Причем мы без особого сомненья способны определить регион, где предметы могли бы быть найдены. Царство Нея, по всей видимости, располагалось где-то в Малой Азии. А его жители приходились ближайшими родственниками древним народам: шумерам или хеттам.
Произведение № 1 – голова.
Скульптура выглядит как медиум. Как магическая антенна. Улавливающая и передающая на Землю сигналы – эхо других миров.
Волю богов.
Взор устремлен то ли на Луну, то ли на некую звезду. И звезда-луна явно не оставляет лунопоклонницу без внимания. Создает энергетическое поле. И передает таинственные сообщения адептам.
Перфорированная голова выглядит как древнее электронное устройство. Математическая матрица.
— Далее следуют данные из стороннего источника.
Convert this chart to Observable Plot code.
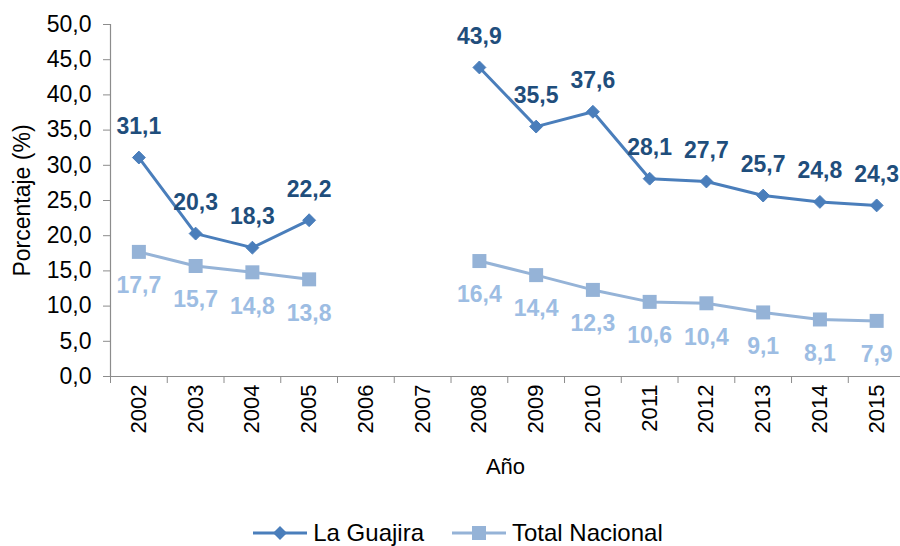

Произведение № 2 – фигура человека.
Изваяние вызывает в памяти искусство черной магии. Дырочки, покрывающие тело и голову скульптуры, в данном случае похожи на следы колдовских манипуляций. Проколы иглы. Результат истязания куклы врага с пагубной целью. В памяти всплывают древние спасительные противоядия – всевозможные обереги и заговоры, призванные защитить человека от злой лютой силы.
Обе скульптуры смахивают на древних кумиров.
Главная тема работ – сотворение мистической ауры, и надо сказать, что автор более чем преуспел на данном поприще.
Парадокс заключается в том, что художник Александр Ней, будучи хасидом – то есть религиозным практикующим евреем, – занимается изготовлением кумиров, напоминающих архаических идолов Древнего мира – Малой Азии – региона, где еврейские пророки в библейские времена боролись со смертным грехом: идолопоклонством. Грехом, в который, согласно Библии, время от времени впадал в то время не всегда верный Яхве еврейский народ.
Итак, Господь даровал народу вторую заповедь, которая начинается словами: «Не делай себе изваяний» или в традиционном русском перевод: «Не сотвори себе кумира».
В оригинале употреблено древнееврейское слово «tmunot», что означает: образы, картины, изображения, изваяния. Существуют разные интерпретации смысла заповеди.
Например, один из комментаторов Танаха, живший в XVI веке Йосеф Каро, будучи каббалистом, воспользовался методом гематрии[3] для раскрытия тайного смысла заповеди. Он подсчитал, что сумма числовых значений букв в слове «tmunot» (изображения) равна сумме числовых значений букв в слове «adam» (человек). На этом основании мудрец заключил, что речь идет о запрете на изображение человека. В разных еврейских общинах в разные времена подобное толкование было распространено.
Тем не менее на протяжении всей своей истории евреи изображали ангелов, людей и прочий небесный и поднебесный мир: древнейшие изображения херувимов, росписи в синагоге Дура-Европос, средневековые иллюминированные манускрипты, картины с изображением бытовых сцен пражского погребального братства (hevra kadisha) и т. д.
Великие средневековые комментаторы Танаха Маймонид (Моше бен Маймон) и Раши (Рабейну Шломо Ицхаки) толковали вторую заповедь в духе запрета на изображение Бога и ангелов с целью поклонения. Как запрет на идолопоклонство.